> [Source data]
** BEGIN **
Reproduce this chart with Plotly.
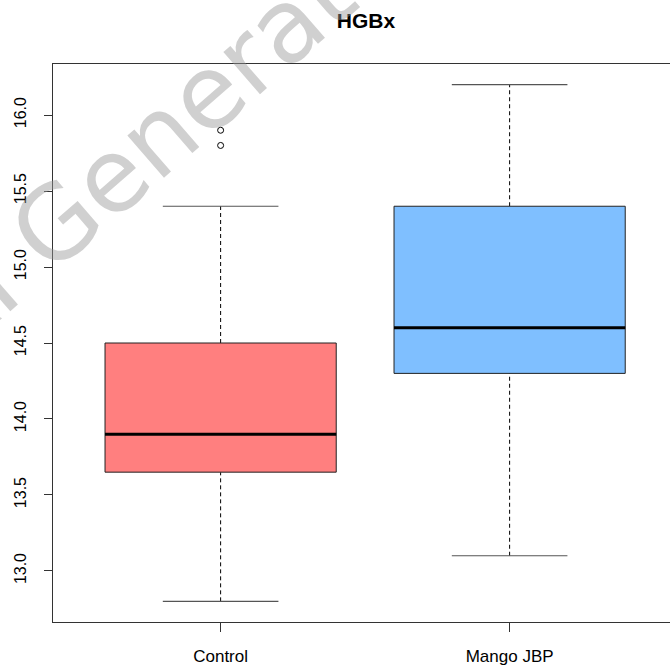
import plotly.graph_objects as go

# ---- data ----
categories = ["Control", "Mango JBP"]
whisker_low = [12.8, 13.1]
q1 = [13.65, 14.3]
median = [13.9, 14.6]
q3 = [14.5, 15.4]
whisker_high = [15.4, 16.2]
outliers = [[15.8, 15.9], []]
fill_colors = ["#FF7F7F", "#7FBFFF"]
y_ticks = [13.0, 13.5, 14.0, 14.5, 15.0, 15.5, 16.0]
y_tick_labels = ["13.0", "13.5", "14.0", "14.5", "15.0", "15.5", "16.0"]
title_text = "HGBx"
watermark = "AI Generated"

BOX_HALF = 0.4
CAP_HALF = 0.2
FONT = "Liberation Sans, Arial, sans-serif"

fig = go.Figure()
for i, cat in enumerate(categories):
    xc = i + 1
    # dashed whiskers
    fig.add_trace(go.Scatter(
        x=[xc, xc, None, xc, xc],
        y=[whisker_low[i], q1[i], None, q3[i], whisker_high[i]],
        mode="lines", line=dict(color="black", width=1, dash="4px,3px"),
        hoverinfo="skip", showlegend=False))
    # staples
    fig.add_trace(go.Scatter(
        x=[xc - CAP_HALF, xc + CAP_HALF, None, xc - CAP_HALF, xc + CAP_HALF],
        y=[whisker_low[i], whisker_low[i], None, whisker_high[i], whisker_high[i]],
        mode="lines", line=dict(color="#555555", width=1.2),
        hoverinfo="skip", showlegend=False))
    # box
    fig.add_trace(go.Scatter(
        x=[xc - BOX_HALF, xc + BOX_HALF, xc + BOX_HALF, xc - BOX_HALF, xc - BOX_HALF],
        y=[q1[i], q1[i], q3[i], q3[i], q1[i]],
        mode="lines", fill="toself", fillcolor=fill_colors[i],
        line=dict(color="#222222", width=1),
        hoverinfo="skip", showlegend=False))
    # median
    fig.add_trace(go.Scatter(
        x=[xc - BOX_HALF, xc + BOX_HALF],
        y=[median[i], median[i]],
        mode="lines", line=dict(color="black", width=3),
        hoverinfo="skip", showlegend=False))
    # outliers
    if outliers[i]:
        fig.add_trace(go.Scatter(
            x=[xc] * len(outliers[i]), y=outliers[i],
            mode="markers",
            marker=dict(symbol="circle-open", size=6, color="black", line=dict(width=1)),
            hoverinfo="skip", showlegend=False))

fig.update_layout(
    width=670, height=669,
    margin=dict(l=53, r=0, t=64, b=47),
    plot_bgcolor="white", paper_bgcolor="white",
    font=dict(family=FONT, color="black"),
    title=dict(text="<b>" + title_text + "</b>", x=366 / 670, xanchor="center",
               y=1 - 21 / 669, yanchor="middle", xref="container", yref="container",
               font=dict(size=21, family=FONT, color="black")),
    xaxis=dict(range=[0.42, 0.42 + 617 / 289], tickmode="array", tickvals=[1, 2],
               ticktext=categories, ticks="outside", ticklen=9, tickcolor="#333333",
               ticklabelstandoff=10,
               showline=True, linecolor="#333333", linewidth=1, mirror=True,
               showgrid=False, zeroline=False, tickfont=dict(size=17, family=FONT, color="black")),
    yaxis=dict(range=[12.664, 16.336], tickmode="array", tickvals=y_ticks,
               ticktext=y_tick_labels, tickangle=-90, ticks="outside", ticklen=8,
               ticklabelstandoff=12,
               tickcolor="#333333", showline=True, linecolor="#333333", linewidth=1,
               showgrid=False, zeroline=False,
               tickfont=dict(size=16, family=FONT, color="black")),
)

fig.add_annotation(
    text=watermark, xref="paper", yref="paper",
    x=(180 - 53) / 617, y=(622 - 116) / 558, xanchor="center", yanchor="middle",
    textangle=-41, showarrow=False,
    font=dict(size=102, family="DejaVu Sans, sans-serif", color="rgba(150,150,150,0.45)"),
)

fig.write_html("out.html")
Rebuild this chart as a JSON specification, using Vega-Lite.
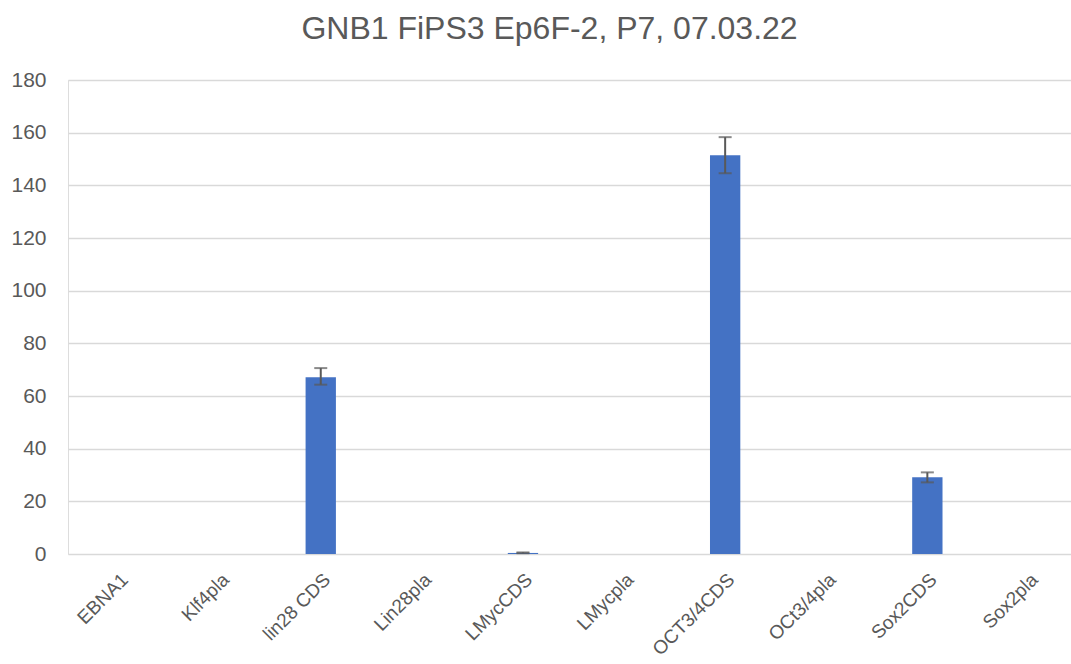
** END **
> [Task brief] Reply with nothing except the number of lines in the listing above that include the string "chart".

> [Answer to this task] 2